End of the naked trader

The US financial markets regulator, the Securities and Exchange Commission, is at last on the brink of voting through legislation that will effectively ban 'naked' or 'unfiltered' sponsored access.
By None

The US financial markets regulator, the Securities and Exchange Commission (SEC), is at last on the brink of voting through legislation that will effectively ban ”naked' or ”unfiltered' sponsored access.

Naked access is the form of direct market access which involves the most minimal support by the broker, usually just a market participant identifier that allows the trading firm to access the market. If the broker supplies pre-trade risk management structures, which have the side-effect of adding latency, access becomes ”filtered' rather than ”naked'. Naked access offers the highest speed access possible for non-broker-dealers but at the cost of sacrificing pre-trade risk management. This has raised fears that large volumes of trading are being carried out with insufficient supervision, but this week the SEC is expected to finally kill the practice off.

The volume of trading carried out under naked access conditions appeared to surprise the US regulators when they discussed it with market participants in late 2009. Indeed representatives from regulatory body the Financial Industry Regulatory Authority (FINRA), formerly the National Association of Securities Dealers (NASD), reportedly believed that notices to members of the New York Stock Exchange and Nasdaq, issued in 2002 and 2004 respectively, had effectively banned naked access. The latter document, for example, insisted that “firms must have in place a supervisory system and written supervisory procedures reasonably designed to ensure that orders are not entered in error or in a manner inconsistent with NASD rules.”

A report released in December 2009 by research firm Aite Group, and cited in the SEC's proposed rule, estimated that 38% of equity trading in the US was performed by naked access. By January 2010, it had become clear that the industry was interpreting market rules in a different manner to the regulators. On 19 January, the SEC proposed rule 15c3-5, ”Risk management controls for brokers or dealers with market access', which would require “brokers or dealers with access to trading directly on an exchange or alternative trading system including those providing sponsored or direct market access to customers or other persons, to implement risk management controls and supervisory procedures”.

The SEC's consideration of whether to adopt the rule will now take place at an open meeting on 3 November 2010. Since it was proposed, the market has experienced a severe shock in the form of the ”flash crash' of 6 May when markets suddenly plummeted and recovered. As a result, the SEC in league with the exchanges is running a pilot programme until 10 December on market-wide system circuit breakers that halt trading if stock move 10% in a five-minute period.
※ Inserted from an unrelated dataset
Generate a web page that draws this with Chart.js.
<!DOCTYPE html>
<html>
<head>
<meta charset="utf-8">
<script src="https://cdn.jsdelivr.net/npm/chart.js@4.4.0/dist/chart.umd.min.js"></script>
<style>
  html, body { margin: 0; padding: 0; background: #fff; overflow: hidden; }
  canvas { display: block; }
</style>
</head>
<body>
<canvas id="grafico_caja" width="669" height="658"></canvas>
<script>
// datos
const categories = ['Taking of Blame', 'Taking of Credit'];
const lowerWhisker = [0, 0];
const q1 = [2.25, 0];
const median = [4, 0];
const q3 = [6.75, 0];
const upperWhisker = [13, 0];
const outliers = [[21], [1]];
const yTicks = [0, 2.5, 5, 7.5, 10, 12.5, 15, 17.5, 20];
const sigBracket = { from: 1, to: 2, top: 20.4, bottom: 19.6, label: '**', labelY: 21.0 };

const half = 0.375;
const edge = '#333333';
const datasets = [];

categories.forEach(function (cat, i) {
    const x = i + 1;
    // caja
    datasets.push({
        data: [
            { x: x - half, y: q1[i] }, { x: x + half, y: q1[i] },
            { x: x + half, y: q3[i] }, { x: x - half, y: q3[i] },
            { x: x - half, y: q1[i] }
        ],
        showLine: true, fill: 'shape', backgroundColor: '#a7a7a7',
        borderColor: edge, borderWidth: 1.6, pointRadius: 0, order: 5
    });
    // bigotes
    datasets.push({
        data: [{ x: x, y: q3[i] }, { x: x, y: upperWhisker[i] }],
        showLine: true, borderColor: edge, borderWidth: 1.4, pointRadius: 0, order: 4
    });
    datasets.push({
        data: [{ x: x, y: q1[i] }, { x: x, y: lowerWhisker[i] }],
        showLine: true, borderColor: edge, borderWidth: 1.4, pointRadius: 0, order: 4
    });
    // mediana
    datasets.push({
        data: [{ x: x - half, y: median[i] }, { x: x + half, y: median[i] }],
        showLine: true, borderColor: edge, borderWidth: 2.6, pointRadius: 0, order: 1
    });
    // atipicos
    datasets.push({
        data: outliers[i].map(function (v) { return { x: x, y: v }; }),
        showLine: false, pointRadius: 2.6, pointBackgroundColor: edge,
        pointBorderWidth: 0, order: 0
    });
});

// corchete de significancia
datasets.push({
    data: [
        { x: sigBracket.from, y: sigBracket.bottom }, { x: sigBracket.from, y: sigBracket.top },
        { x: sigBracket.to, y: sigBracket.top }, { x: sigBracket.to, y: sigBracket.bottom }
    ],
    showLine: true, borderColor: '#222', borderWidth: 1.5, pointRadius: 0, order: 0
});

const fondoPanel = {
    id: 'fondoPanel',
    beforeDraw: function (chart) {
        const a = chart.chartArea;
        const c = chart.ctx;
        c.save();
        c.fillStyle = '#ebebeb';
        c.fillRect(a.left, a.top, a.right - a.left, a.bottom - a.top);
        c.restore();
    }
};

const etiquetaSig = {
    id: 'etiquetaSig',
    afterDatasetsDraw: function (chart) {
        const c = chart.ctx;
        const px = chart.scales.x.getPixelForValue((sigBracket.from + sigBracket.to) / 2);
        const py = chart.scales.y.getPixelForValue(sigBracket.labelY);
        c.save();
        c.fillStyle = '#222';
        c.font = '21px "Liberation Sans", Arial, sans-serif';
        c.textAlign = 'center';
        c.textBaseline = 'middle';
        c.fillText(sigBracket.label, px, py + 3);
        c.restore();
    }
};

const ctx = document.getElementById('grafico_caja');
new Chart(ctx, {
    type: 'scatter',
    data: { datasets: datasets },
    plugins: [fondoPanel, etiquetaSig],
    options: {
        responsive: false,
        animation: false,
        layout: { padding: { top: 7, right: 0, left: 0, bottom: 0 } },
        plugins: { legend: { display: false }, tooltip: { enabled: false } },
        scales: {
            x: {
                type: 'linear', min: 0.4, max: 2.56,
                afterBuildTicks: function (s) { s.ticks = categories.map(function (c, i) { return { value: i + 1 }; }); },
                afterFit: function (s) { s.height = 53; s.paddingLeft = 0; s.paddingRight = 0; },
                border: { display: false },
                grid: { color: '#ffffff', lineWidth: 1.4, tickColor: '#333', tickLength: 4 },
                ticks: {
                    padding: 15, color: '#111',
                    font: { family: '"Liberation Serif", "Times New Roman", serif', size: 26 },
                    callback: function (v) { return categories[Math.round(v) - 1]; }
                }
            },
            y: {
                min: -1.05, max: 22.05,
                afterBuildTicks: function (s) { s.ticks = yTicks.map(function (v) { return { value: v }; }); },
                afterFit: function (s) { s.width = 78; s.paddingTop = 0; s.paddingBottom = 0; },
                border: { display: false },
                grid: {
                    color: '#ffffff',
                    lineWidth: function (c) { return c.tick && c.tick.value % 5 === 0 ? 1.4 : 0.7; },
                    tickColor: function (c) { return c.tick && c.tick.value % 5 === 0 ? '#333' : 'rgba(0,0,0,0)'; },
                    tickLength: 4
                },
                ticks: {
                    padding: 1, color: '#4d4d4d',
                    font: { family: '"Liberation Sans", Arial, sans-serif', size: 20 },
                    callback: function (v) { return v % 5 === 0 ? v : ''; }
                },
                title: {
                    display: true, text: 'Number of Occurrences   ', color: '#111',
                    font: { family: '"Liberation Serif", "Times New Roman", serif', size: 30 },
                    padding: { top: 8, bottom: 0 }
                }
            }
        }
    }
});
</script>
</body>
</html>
SEC chairman Mary Schapiro has said that further shocks have been prevented, noting that, “One of the new, individual stock circuit breakers was triggered when an algorithm attempted to execute 10% of the stock’s average daily volume in two seconds.” In theory, the combination of pre-trade risk management systems and circuit breakers will act as a double layer of protection, making it harder for rogue trades to enter the market, and then preventing large price movements in the case of a normal trade effecting a market shock.

Rule 15c3-5 is being voted on before other proposed rules, such as the large trade reporting system and a ban on flash orders, because of its ”architectural' importance, says Gary LaFever, chief corporate development officer at FTEN, a provider of low-latency pre-trade risk management systems. “The market access rule, combined with circuit breakers truly – not elegantly – prevents a market collapse,” he says. But LaFever points to the lack of a limit on a broker's intraday credit limit and the requirement to calculate clearing deposits based on the previous day's closing position as potential weak spots in the new framework.
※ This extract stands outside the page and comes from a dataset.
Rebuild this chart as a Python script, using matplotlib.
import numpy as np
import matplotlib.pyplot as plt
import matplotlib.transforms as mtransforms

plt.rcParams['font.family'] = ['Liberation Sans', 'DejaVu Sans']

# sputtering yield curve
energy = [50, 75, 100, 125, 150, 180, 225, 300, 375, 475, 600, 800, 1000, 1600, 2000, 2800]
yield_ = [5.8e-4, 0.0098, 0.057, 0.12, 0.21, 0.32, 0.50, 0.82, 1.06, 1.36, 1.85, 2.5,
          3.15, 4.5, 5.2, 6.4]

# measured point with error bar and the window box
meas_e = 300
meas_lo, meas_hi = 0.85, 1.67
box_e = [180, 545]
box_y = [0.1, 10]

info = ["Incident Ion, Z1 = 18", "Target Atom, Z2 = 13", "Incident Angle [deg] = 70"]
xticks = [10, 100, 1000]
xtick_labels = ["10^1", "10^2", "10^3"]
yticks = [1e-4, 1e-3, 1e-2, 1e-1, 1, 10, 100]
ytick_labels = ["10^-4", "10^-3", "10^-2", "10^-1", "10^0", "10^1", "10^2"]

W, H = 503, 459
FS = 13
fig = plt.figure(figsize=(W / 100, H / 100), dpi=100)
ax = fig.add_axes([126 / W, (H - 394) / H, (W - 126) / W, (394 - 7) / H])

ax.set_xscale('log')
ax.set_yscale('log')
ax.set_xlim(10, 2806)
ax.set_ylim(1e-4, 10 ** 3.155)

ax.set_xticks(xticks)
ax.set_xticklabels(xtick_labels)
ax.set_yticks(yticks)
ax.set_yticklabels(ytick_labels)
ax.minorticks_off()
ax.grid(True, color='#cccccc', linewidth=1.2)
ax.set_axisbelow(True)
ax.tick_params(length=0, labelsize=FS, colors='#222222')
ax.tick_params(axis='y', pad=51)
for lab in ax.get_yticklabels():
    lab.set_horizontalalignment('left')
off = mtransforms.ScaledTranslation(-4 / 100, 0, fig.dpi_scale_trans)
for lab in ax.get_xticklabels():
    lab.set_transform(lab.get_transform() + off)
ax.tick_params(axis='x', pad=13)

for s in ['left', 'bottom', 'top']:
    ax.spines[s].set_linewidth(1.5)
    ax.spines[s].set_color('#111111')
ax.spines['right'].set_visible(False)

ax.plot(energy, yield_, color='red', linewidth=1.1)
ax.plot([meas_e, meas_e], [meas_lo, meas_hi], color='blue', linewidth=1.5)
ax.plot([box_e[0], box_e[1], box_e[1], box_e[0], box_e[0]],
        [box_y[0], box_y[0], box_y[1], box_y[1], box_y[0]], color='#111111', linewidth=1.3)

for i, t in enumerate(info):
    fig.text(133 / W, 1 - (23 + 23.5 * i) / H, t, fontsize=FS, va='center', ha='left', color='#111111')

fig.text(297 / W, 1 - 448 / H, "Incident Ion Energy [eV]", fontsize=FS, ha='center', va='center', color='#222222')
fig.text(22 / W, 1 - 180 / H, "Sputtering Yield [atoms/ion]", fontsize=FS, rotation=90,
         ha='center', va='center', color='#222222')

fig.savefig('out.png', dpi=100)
High-frequency trading firms that trade large volumes intraday and finish the day without accumulating a position only have to pay the minimum US$10,000 clearing deposit. This means that for a relatively small up-front cost, a trading firm could amass a huge loss on credit from a broker intraday, leaving both the clearer and the broker hugely exposed.
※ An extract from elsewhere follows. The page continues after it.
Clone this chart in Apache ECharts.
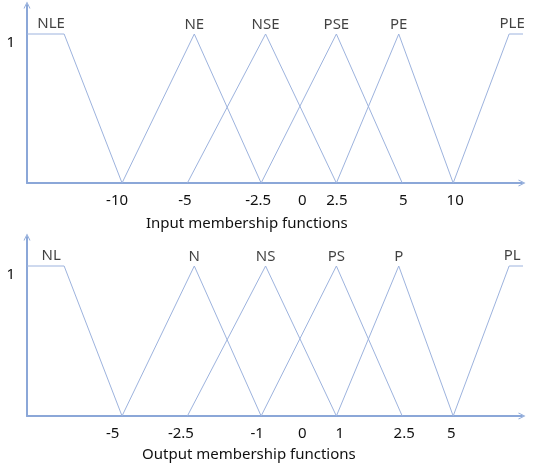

Moreover, not all market observers are convinced that the SEC has identified the right target in its attempts to make the market safer and more robust. “Theoretically it makes sense,” says Sang Lee, founder of Aite Group. “But if you look at all of the major market blow outs they typically occur at fully regulated broker-dealers often in esoteric instruments. I'm not against restricting this activity but its not going to prevent a massive crisis.”

In addition, the SEC is due on 5 November to hold a meeting with the Commodity Futures Trading Commission, the US's derivatives regulator, with which it has joint formed the Advisory Committee on Emerging Regulatory Issues. The meeting will hear a report from its subcommittee into pre-trade risk management, along with a recap of the report into the flash crash which it originally received at the end of September, and a report into cross-market linkages.